Why can’t a Priority Queue wrap around like an ordinary Queue?

Introduction

A queue is an abstract Data type that inserts elements from the Rear end and removes them from the Front end. There are three types of queues: Simple Queue, Priority Queue, and Circular Queue. In this tutorial, we understand why we cannot wrap around a Priority queue and the reasons for it.

Priority Queue

It is a unique queue that is not based on the FIFO principle for Queue operations. What makes it unique? It is the priority of its elements for removing or deQueue. Each element of the priority queue has some priority and they are removed based on that.

The element with the highest priority is removed first from the Queue. When two queue elements have the same priority, they will be removed by the FIFO principle.

The Priority Queue is implemented by using an array, linked list, heap, or binary tree. There are two types of priority queues: the Min priority queue and the max priority queue

Queue

An ordinary queue in a data structure is similar to a real-life queue. It can be implemented by using an array and a linked list. For array queue implementation, you have to define the queue size in advance and this results in a waste of memory. When using an array to implement a simple queue, a few spaces before the rear end remains unused.

Wrap Around: Meaning

To overcome the problem of memory wastage in ordinary queues. A queue is wrapped by forming a cycle between the front end and the rear end. The resulting Queue is known as Circular Queue.

By wrapping, if you insert an element after reaching the maximum size of the Queue, it will be easily inserted.

Before wrapping around the concept, the queue will throw an exception in Java on adding elements after the maximum Queue size. After multiple times of insertions and deletions of Queue elements, you will find that at a certain point Rear end will be below the Front end. This will be because of Wrapping around.

Why Priority Queue cannot be Wrapped Around?

It is possible to use a Priority Queue with wrap-around logic but this will reduce its performance.

The most effective implementation of the priority queue is a binary tree. A binary tree does not have any impact on the wrapping of the front and rear ends.

Priority Queue does not define the different queue operations and it is used for its implementations using an array, linked list, or binary tree.

Wrapping around an ordinary queue results in a ring buffer and Priority Queue can be implemented in various ways.
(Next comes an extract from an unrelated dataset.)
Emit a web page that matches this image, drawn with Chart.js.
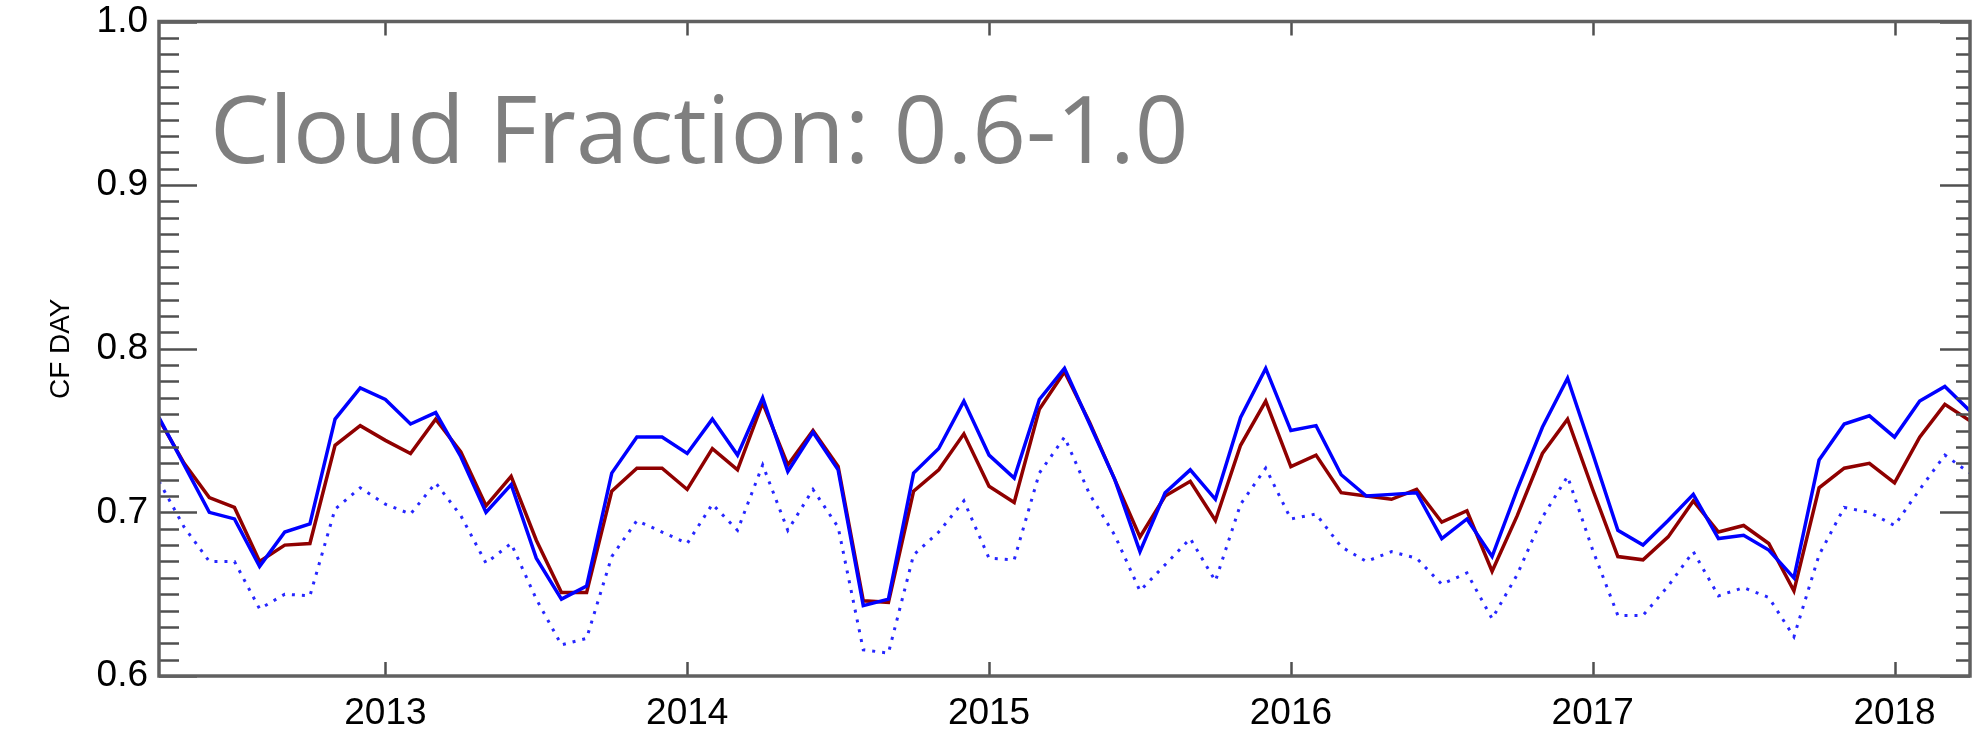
<!DOCTYPE html>
<html>
<head>
<title>CF DAY</title>
<script src="https://cdn.jsdelivr.net/npm/chart.js@4.4.1/dist/chart.umd.min.js"></script>
<style>
body { margin:0; background:#fff; }
</style>
</head>
<body>
<canvas id="myChart" width="1972" height="732"></canvas>
<script>
// monthly values, April 2012 .. April 2018
var firstMonth = 2012 + 3/12;
var yearTicks = [2013, 2014, 2015, 2016, 2017, 2018];
var yTicks = [0.6, 0.7, 0.8, 0.9, 1.0];

var cfBlue = [0.758,0.729,0.700,0.696,0.667,0.688,0.693,0.757,0.776,0.769,0.754,0.761,
  0.734,0.700,0.717,0.672,0.647,0.655,0.724,0.746,0.746,0.736,0.757,0.735,
  0.770,0.725,0.749,0.726,0.643,0.647,0.724,0.739,0.768,0.735,0.721,0.769,
  0.788,0.754,0.720,0.676,0.712,0.726,0.708,0.758,0.788,0.750,0.753,0.723,
  0.710,0.711,0.712,0.684,0.696,0.673,0.714,0.752,0.782,0.736,0.689,0.680,
  0.695,0.711,0.684,0.686,0.677,0.660,0.732,0.754,0.759,0.746,0.768,0.777,0.762];
var cfRed = [0.757,0.730,0.709,0.703,0.670,0.680,0.681,0.741,0.753,0.744,0.736,0.757,
  0.737,0.704,0.722,0.683,0.651,0.651,0.713,0.727,0.727,0.714,0.739,0.726,
  0.767,0.729,0.750,0.728,0.646,0.645,0.713,0.726,0.748,0.716,0.706,0.763,
  0.786,0.755,0.720,0.685,0.710,0.719,0.695,0.741,0.768,0.728,0.735,0.712,
  0.710,0.708,0.714,0.694,0.701,0.664,0.698,0.736,0.757,0.714,0.673,0.671,
  0.685,0.707,0.688,0.692,0.681,0.652,0.715,0.727,0.730,0.718,0.746,0.766,0.756];
var cfDot = [0.719,0.691,0.670,0.670,0.641,0.650,0.649,0.702,0.715,0.705,0.699,0.718,
  0.698,0.669,0.681,0.647,0.619,0.623,0.673,0.695,0.688,0.681,0.705,0.689,
  0.729,0.689,0.714,0.691,0.616,0.614,0.674,0.688,0.707,0.672,0.671,0.724,
  0.746,0.711,0.686,0.652,0.668,0.684,0.658,0.705,0.727,0.696,0.699,0.679,
  0.670,0.676,0.672,0.656,0.663,0.635,0.662,0.697,0.722,0.677,0.637,0.637,
  0.655,0.676,0.649,0.654,0.648,0.624,0.674,0.703,0.700,0.692,0.714,0.735,0.724];

function pts(arr) {
  return arr.map(function(v, i) { return { x: firstMonth + i/12, y: v }; });
}

var fam = '"Liberation Sans", Arial, sans-serif';

// box, inward tick marks and the big grey caption
var frame = {
  id: 'frame',
  afterDraw: function(chart) {
    var ctx = chart.ctx, a = chart.chartArea, xs = chart.scales.x, ys = chart.scales.y;
    ctx.save();
    ctx.strokeStyle = '#505050';
    ctx.lineWidth = 2.5;
    ctx.beginPath();
    for (var k = 0; k <= 40; k++) {
      var py = Math.round(ys.getPixelForValue(0.6 + k * 0.01)) + 0.5;
      var major = k % 10 === 0;
      ctx.moveTo(a.left, py); ctx.lineTo(a.left + (major ? 38 : 20), py);
      ctx.moveTo(a.right, py); ctx.lineTo(a.right - (major ? 30 : 14), py);
    }
    yearTicks.forEach(function(yr) {
      var px = Math.round(xs.getPixelForValue(yr)) + 0.5;
      ctx.moveTo(px, a.bottom); ctx.lineTo(px, a.bottom - 14);
      ctx.moveTo(px, a.top); ctx.lineTo(px, a.top + 14);
    });
    ctx.stroke();
    ctx.lineWidth = 3.5;
    ctx.strokeStyle = '#606060';
    ctx.strokeRect(a.left, a.top, a.right - a.left, a.bottom - a.top);

    ctx.fillStyle = '#7f7f7f';
    ctx.font = '94px "Open Sans", sans-serif';
    ctx.textBaseline = 'alphabetic';
    ctx.fillText('Cloud Fraction: 0.6-1.0', 210, 163);
    ctx.restore();
  }
};

var ctx = document.getElementById('myChart').getContext('2d');
var chart = new Chart(ctx, {
  type: 'line',
  data: {
    datasets: [
      { data: pts(cfBlue), borderColor: '#0000ff', borderWidth: 3.5 },
      { data: pts(cfRed), borderColor: '#8f0000', borderWidth: 3.5 },
      { data: pts(cfDot), borderColor: 'rgba(0,0,255,0.85)', borderWidth: 3, borderDash: [3, 7] }
    ]
  },
  options: {
    responsive: false,
    animation: false,
    devicePixelRatio: 1,
    layout: { padding: { top: 21, right: 2, left: 0, bottom: 0 } },
    plugins: { legend: { display: false }, tooltip: { enabled: false } },
    elements: { point: { radius: 0 }, line: { tension: 0, fill: false } },
    scales: {
      x: {
        type: 'linear', min: firstMonth, max: firstMonth + 6,
        grid: { display: false }, border: { display: false },
        afterBuildTicks: function(s) { s.ticks = yearTicks.map(function(v) { return { value: v }; }); },
        afterFit: function(s) { s.height = 56; },
        ticks: { callback: function(v) { return String(v); }, font: { family: fam, size: 37 },
                 color: '#000', padding: 8, maxRotation: 0 }
      },
      y: {
        min: 0.6, max: 1.0,
        grid: { display: false }, border: { display: false },
        afterBuildTicks: function(s) { s.ticks = yTicks.map(function(v) { return { value: v }; }); },
        afterFit: function(s) { s.width = 159; },
        title: { display: true, text: 'CF DAY', color: '#000',
                 font: { family: fam, size: 28 }, padding: { top: 44, bottom: 0 } },
        ticks: { callback: function(v) { return v.toFixed(1); }, font: { family: fam, size: 37, lineHeight: 1 },
                 color: '#000', padding: 3 }
      }
    }
  },
  plugins: [frame]
});
</script>
</body>
</html>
Priority Queue has various other features than using wrapping around and it defines both queue and stack.

Conclusion

A priority queue is an ordered queue that removes its data with the highest priority. There are several ways to implement it and the most used is the binary tree. The wrapping-around implementation is used with the normal queue.

A normal Queue is unsorted and its elements are removed in the FIFO order. It has two ends: Rear and Front end. It is used in traffic handling, CPU scheduling, or Managing playlists.